Tue Aug 26, 2008 at 12:00:33 PM EST

none

     Like all forms of writing, obituaries have formal considerations, both in the strict sense (ie stay on topic, mention what they did, and so on), and the cultural sense (remembrances are for those surviving, and the content should consider this.) Aguilar's obit doesn't break any linguistic rules, but it sure as hell breaks some cultural ones. Where are the lines? Are they worth crossing once in a while?
     To follow up on my title, restraint in obituaries comes from a recognition, a kind of Golden Rule, that we're all going to die one day, and that after we're gone it would be better if only the good part of our lives was discussed. ("An author is judged by his worst works when alive, his best works after death".) Breaking this trust is not quite so bad as stealing, but it's still a breach. There's also the question of outright falsehoods, or self-deception by the speaker ("that wasn't the way I remember childhood!"), which are curbed somewhat by asking only for praise-- a certain amount of error on this front is considered acceptable, at least. No, it's not ideal, but it's where American society, at least, has set the lines.

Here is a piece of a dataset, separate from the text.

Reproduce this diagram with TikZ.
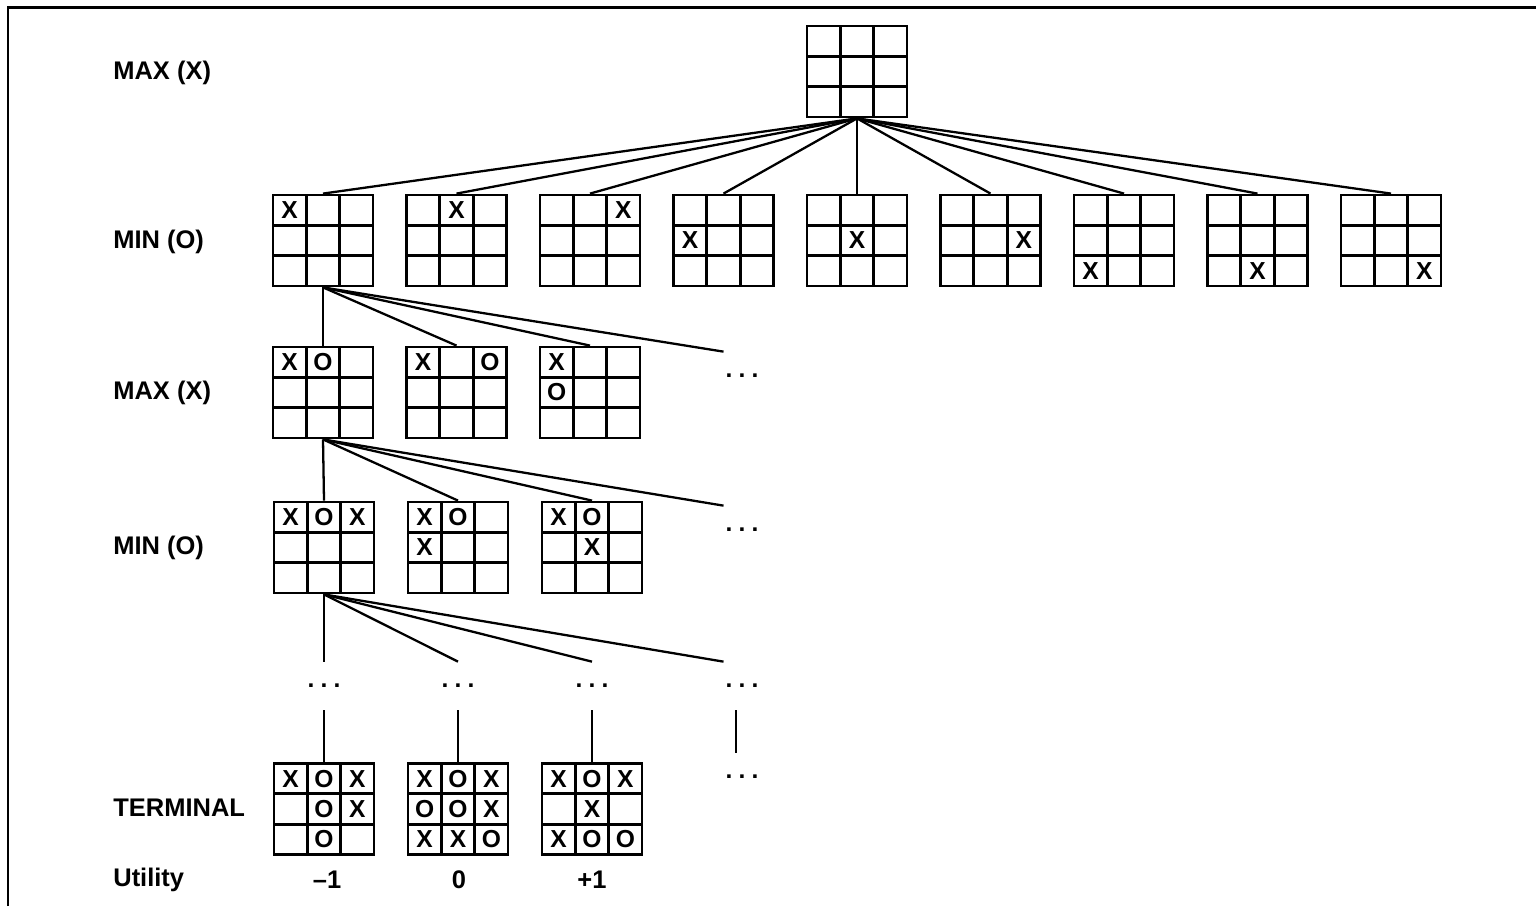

    Was what Aguilar did horribly offensive? Well, speaking strictly for myself-- no. An occasional breach of the rules is a good reminder that they're there, and a reason to ponder why the paradigm is what it is. There seems little danger that this will become a widespread change, and cause my family to speak ill of me should I get hit and killed by a car tomorrow. And it's also a good reminder that many of the folks you meet every day are shouldering burdens even worse than yours-- and that's a lesson I can get behind every time.